Soekirdjo dilahirkan pada tahun 1898 di Ciparay (wilayah Kabupaten Cilacap), dari ayah Mas Atmosoedjono yang berasal dari desa lebih kurang 10 km arah Selatan kota Kutoarjo (dahulu masih disebut dengan nama “Semawung”) dan ibu Watinah binti Jogodiwirio (atau Joyodiwirio). Jogodiwirio berkedudukan sebagai “Beban” di Sawangan (daerah Gombong). Mas Atmosoedjono adalah putra dari Mas Kartosentono (alias Sumokerto) yang makamnya di desa Kiangkong. Kakaknya adalah Mas Bongsotaruno yang berkedudukan sebagai “Lindung” wilayah Ketawang Rejo, lebih ke Selatan lagi dari Kiangkong.
Soekirdjo merupakan anak tunggal dari keluarga Atmosoedjono-Watinah, dan telah dapat bersekolah di “Europesche Lagere School” (Sekolah Dasar Belanda) di Cilacap; bahkan kemudian dapat melanjutkan ke “Middelbare Opleiding School voor Inlandsche Ambtenaren” (MOSvIA)yaitu sekolah untuk pegawai pangreh praja pemerintahan Hindia Belanda. Penguasa Hindia Belanda biasanya merekrut murid pribumi masuk ke E.L.S. dan MOSvIA hanya dari keluarga bangsawan dan bupati.

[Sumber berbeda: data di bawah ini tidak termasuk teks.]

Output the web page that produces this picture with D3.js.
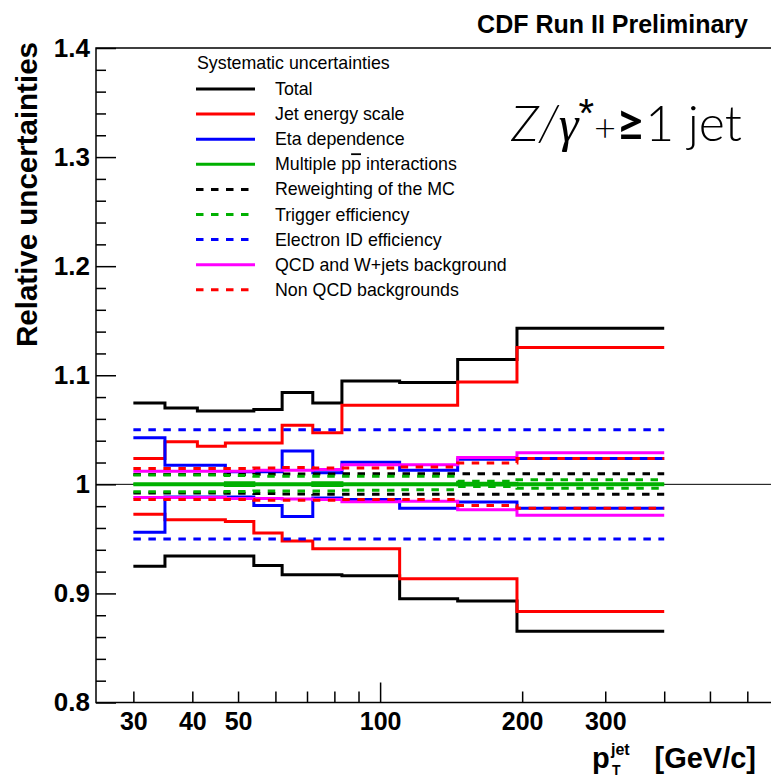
<!DOCTYPE html>
<html><head><meta charset="utf-8">
<script src="https://cdn.jsdelivr.net/npm/d3@7"></script>
<style>
html,body{margin:0;padding:0;background:#fff;}
svg{display:block;}
</style></head>
<body>
<svg id="chart" width="771" height="781"></svg>
<script>
// ---------- data ----------
const binEdges = [30, 35, 41, 47, 54, 62, 72, 83, 110, 146, 195, 400];
const xTickLabels = [30, 40, 50, 100, 200, 300];
const yTickLabels = [0.8, 0.9, 1.0, 1.1, 1.2, 1.3, 1.4];

const totalUp    = [1.0746, 1.0700, 1.0673, 1.0673, 1.0685, 1.0841, 1.0746, 1.0948, 1.0933, 1.1144, 1.1431];
const totalDown  = [0.9248, 0.9342, 0.9342, 0.9342, 0.9257, 0.9171, 0.9171, 0.9162, 0.8951, 0.8930, 0.8654];
const jesUp      = [1.0236, 1.0390, 1.0350, 1.0378, 1.0378, 1.0541, 1.0474, 1.0725, 1.0725, 1.0939, 1.1254];
const jesDown    = [0.9725, 0.9676, 0.9676, 0.9660, 0.9553, 0.9480, 0.9410, 0.9410, 0.9135, 0.9135, 0.8835];
const etaUp      = [1.0428, 1.0174, 1.0174, 1.0115, 1.0115, 1.0306, 1.0107, 1.0202, 1.0130, 1.0230, 1.0236];
const etaDown    = [0.9560, 0.9885, 0.9885, 0.9885, 0.9805, 0.9706, 0.9875, 0.9860, 0.9780, 0.9838, 0.9780];
const mpiUp      = [1.0006, 1.0006, 1.0006, 1.0015, 1.0006, 1.0006, 1.0015, 1.0006, 1.0006, 1.0010, 1.0006];
const mpiDown    = [0.9997, 0.9997, 0.9997, 0.9990, 0.9997, 0.9997, 0.9990, 0.9997, 0.9997, 0.9995, 0.9997];
const rewUp      = [1.0090, 1.0090, 1.0090, 1.0090, 1.0092, 1.0095, 1.0095, 1.0098, 1.0098, 1.0098, 1.0098];
const rewDown    = [0.9920, 0.9920, 0.9920, 0.9918, 0.9915, 0.9912, 0.9910, 0.9908, 0.9908, 0.9908, 0.9908];
const trigUp     = [1.0085, 1.0085, 1.0085, 1.0080, 1.0075, 1.0075, 1.0075, 1.0073, 1.0073, 1.0028, 1.0043];
const trigDown   = [0.9932, 0.9932, 0.9932, 0.9935, 0.9938, 0.9940, 0.9940, 0.9945, 0.9950, 0.9980, 0.9963];
const eleUp      = [1.0500, 1.0500, 1.0500, 1.0500, 1.0500, 1.0500, 1.0500, 1.0500, 1.0500, 1.0500, 1.0500];
const eleDown    = [0.9500, 0.9500, 0.9500, 0.9500, 0.9500, 0.9500, 0.9500, 0.9500, 0.9500, 0.9500, 0.9500];
const qcdUp      = [1.0120, 1.0120, 1.0120, 1.0120, 1.0128, 1.0130, 1.0135, 1.0180, 1.0180, 1.0245, 1.0290];
const qcdDown    = [0.9880, 0.9880, 0.9880, 0.9870, 0.9870, 0.9865, 0.9862, 0.9840, 0.9845, 0.9768, 0.9716];
const nonqcdUp   = [1.0145, 1.0145, 1.0145, 1.0145, 1.0150, 1.0155, 1.0150, 1.0150, 1.0160, 1.0196, 1.0236];
const nonqcdDown = [0.9860, 0.9860, 0.9860, 0.9860, 0.9855, 0.9855, 0.9855, 0.9860, 0.9860, 0.9807, 0.9780];

const seriesNames = ["Total", "Jet energy scale", "Eta dependence", "Multiple pp interactions",
  "Reweighting of the MC", "Trigger efficiency", "Electron ID efficiency",
  "QCD and W+jets background", "Non QCD backgrounds"];

// ---------- styles ----------
const GREEN = "#00b000";
const series = [
  {name: seriesNames[0], up: totalUp,  down: totalDown,  color: "#000000", dash: null},
  {name: seriesNames[1], up: jesUp,    down: jesDown,    color: "#ff0000", dash: null},
  {name: seriesNames[2], up: etaUp,    down: etaDown,    color: "#0000ff", dash: null},
  {name: seriesNames[3], up: mpiUp,    down: mpiDown,    color: GREEN,     dash: null},
  {name: seriesNames[4], up: rewUp,    down: rewDown,    color: "#000000", dash: "7.5,7.5"},
  {name: seriesNames[5], up: trigUp,   down: trigDown,   color: GREEN,     dash: "7.5,7.5"},
  {name: seriesNames[6], up: eleUp,    down: eleDown,    color: "#0000ff", dash: "7.5,7.5"},
  {name: seriesNames[7], up: qcdUp,    down: qcdDown,    color: "#ff00ff", dash: null},
  {name: seriesNames[8], up: nonqcdUp, down: nonqcdDown, color: "#ff0000", dash: "7.5,7.5"}
];

// ---------- layout ----------
const svg = d3.select("#chart");
const fam = "Liberation Sans, Arial, sans-serif";
const frameL = 96, frameT = 48, frameB = 702.5, frameR = 852;
const x = d3.scaleLog().domain([25, 1000]).range([frameL, frameR]);
const y = d3.scaleLinear().domain([0.8, 1.4]).range([frameB, frameT]);

// reference line at 1
svg.append("line").attr("x1", frameL).attr("x2", frameR)
  .attr("y1", y(1)).attr("y2", y(1)).attr("stroke", "#000").attr("stroke-width", 1);

// step histograms
const line = d3.line().curve(d3.curveStepAfter).x(d => x(d[0])).y(d => y(d[1]));
function pts(vals) {
  const p = vals.map((v, i) => [binEdges[i], v]);
  p.push([binEdges[binEdges.length - 1], vals[vals.length - 1]]);
  return p;
}
const gLines = svg.append("g").attr("fill", "none");
series.forEach(s => {
  [s.up, s.down].forEach(vals => {
    gLines.append("path").attr("d", line(pts(vals)))
      .attr("stroke", s.color).attr("stroke-width", 3)
      .attr("stroke-dasharray", s.dash);
  });
});

// frame
svg.append("rect").attr("x", frameL).attr("y", frameT)
  .attr("width", frameR - frameL).attr("height", frameB - frameT)
  .attr("fill", "none").attr("stroke", "#000").attr("stroke-width", 1.5);

// y axis
const yMinor = d3.range(0, 31).map(i => 0.8 + i * 0.02).filter(v => Math.abs(Math.round(v * 10) - v * 10) > 1e-6);
svg.append("g").attr("transform", `translate(${frameL},0)`)
  .call(d3.axisLeft(y).tickValues(yMinor).tickSize(-10).tickFormat(""))
  .call(g => g.select(".domain").remove())
  .call(g => g.selectAll("line").attr("stroke", "#000").attr("stroke-width", 1.5));
svg.append("g").attr("transform", `translate(${frameL},0)`)
  .call(d3.axisLeft(y).tickValues(yTickLabels).tickSize(-20).tickPadding(6)
    .tickFormat(d => Math.abs(d - 1) < 1e-9 ? "1" : d3.format(".1f")(d)))
  .call(g => g.select(".domain").remove())
  .call(g => g.selectAll("line").attr("stroke", "#000").attr("stroke-width", 1.5))
  .call(g => g.selectAll("text").attr("font-family", fam)
    .attr("font-weight", "bold").attr("font-size", 26).attr("fill", "#000"));

// x axis
const xMinor = [30, 40, 50, 60, 70, 80, 90, 200, 300, 400, 500, 600, 700, 800, 900];
svg.append("g").attr("transform", `translate(0,${frameB})`)
  .call(d3.axisBottom(x).tickValues(xMinor).tickSize(-11).tickFormat(""))
  .call(g => g.select(".domain").remove())
  .call(g => g.selectAll("line").attr("stroke", "#000").attr("stroke-width", 1.5));
svg.append("g").attr("transform", `translate(0,${frameB})`)
  .call(d3.axisBottom(x).tickValues([100, 1000]).tickSize(-20).tickFormat(""))
  .call(g => g.select(".domain").remove())
  .call(g => g.selectAll("line").attr("stroke", "#000").attr("stroke-width", 1.5));
svg.append("g").attr("transform", `translate(0,${frameB})`)
  .call(d3.axisBottom(x).tickValues(xTickLabels).tickSize(0).tickPadding(10).tickFormat(d3.format("d")))
  .call(g => g.select(".domain").remove())
  .call(g => g.selectAll("text").attr("font-family", fam)
    .attr("font-weight", "bold").attr("font-size", 25).attr("fill", "#000"));

// axis titles
svg.append("text").attr("transform", "translate(37,347) rotate(-90)")
  .attr("text-anchor", "start").attr("font-family", fam)
  .attr("font-weight", "bold").attr("font-size", 29.5).text("Relative uncertainties");

function txt(xp, yp, size, s) {
  return svg.append("text").attr("x", xp).attr("y", yp).attr("font-size", size)
    .attr("font-family", fam).attr("font-weight", "bold").text(s);
}
txt(592, 768, 29, "p");
txt(611, 755, 16, "jet");
txt(612, 775, 14, "T");
txt(756, 768, 29, "[GeV/c]").attr("text-anchor", "end");

// header title
svg.append("text").attr("x", 748).attr("y", 33).attr("text-anchor", "end")
  .attr("font-family", fam).attr("font-weight", "bold")
  .attr("font-size", 25).text("CDF Run II Preliminary");

// process label
const pl = svg.append("text").attr("x", 742).attr("y", 141).attr("text-anchor", "end")
  .attr("font-family", "Lato, 'Open Sans', sans-serif").attr("font-weight", 300).attr("font-size", 50);
pl.append("tspan").attr("font-style", "italic").text("Z/");
pl.append("tspan").attr("font-style", "italic").attr("font-family", "Liberation Serif, serif").text("γ");
pl.append("tspan").attr("font-size", 40).attr("dy", -14).attr("font-family", "Liberation Sans, sans-serif").text("*");
pl.append("tspan").attr("font-size", 38).attr("dy", 14).text("+");
pl.append("tspan").attr("font-weight", 700).text("≥");
pl.append("tspan").text("1 jet");

// legend
const legX1 = 196, legX2 = 255, legTx = 275, legY0 = 89, legDy = 25.1;
svg.append("text").attr("x", 197).attr("y", 69).attr("font-family", fam).attr("font-size", 17.8)
  .text("Systematic uncertainties");
series.forEach((s, i) => {
  const yy = legY0 + i * legDy;
  svg.append("line").attr("x1", legX1).attr("x2", legX2).attr("y1", yy).attr("y2", yy)
    .attr("stroke", s.color).attr("stroke-width", 3).attr("stroke-dasharray", s.dash);
  const t = svg.append("text").attr("x", legTx).attr("y", yy + 6).attr("font-family", fam).attr("font-size", 17.8);
  if (i === 3) {
    t.append("tspan").text("Multiple p");
    t.append("tspan").attr("text-decoration", "overline").text("p");
    t.append("tspan").text(" interactions");
  } else {
    t.text(s.name);
  }
});
</script>
</body></html>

Soekirdjo lulus dari MOSvIA kira-kira tahun 1919-1920 dan menjalankan karirnya dalam pemerintahan Hindia Belanda hingga pangkat “wedana”. Selanjutnya sebagai “patih kabupaten” dalam pemerintahan Jepang (1942 – 1945) dan Republik Indonesia (1945 – 1949). Beliau mengalami kedudukan “non-koperator” di masa pendudukan Belanda di Magelang (1949 – 1951). Setelah kembalinya kedaulatan RI beliau diangkat menjadi Bupati Demak dan kemudian Bupati Kudus, sebelum mendapat pensiun pada tahun 1957. Beliau wafat pada tahun 1958 dan dimakamkan di pemakaman Masjid Blunyah Gede Yogyakarta. Isteri beliau yang wafat pada tahun 1981 dimakamkan di pemakaman itu juga.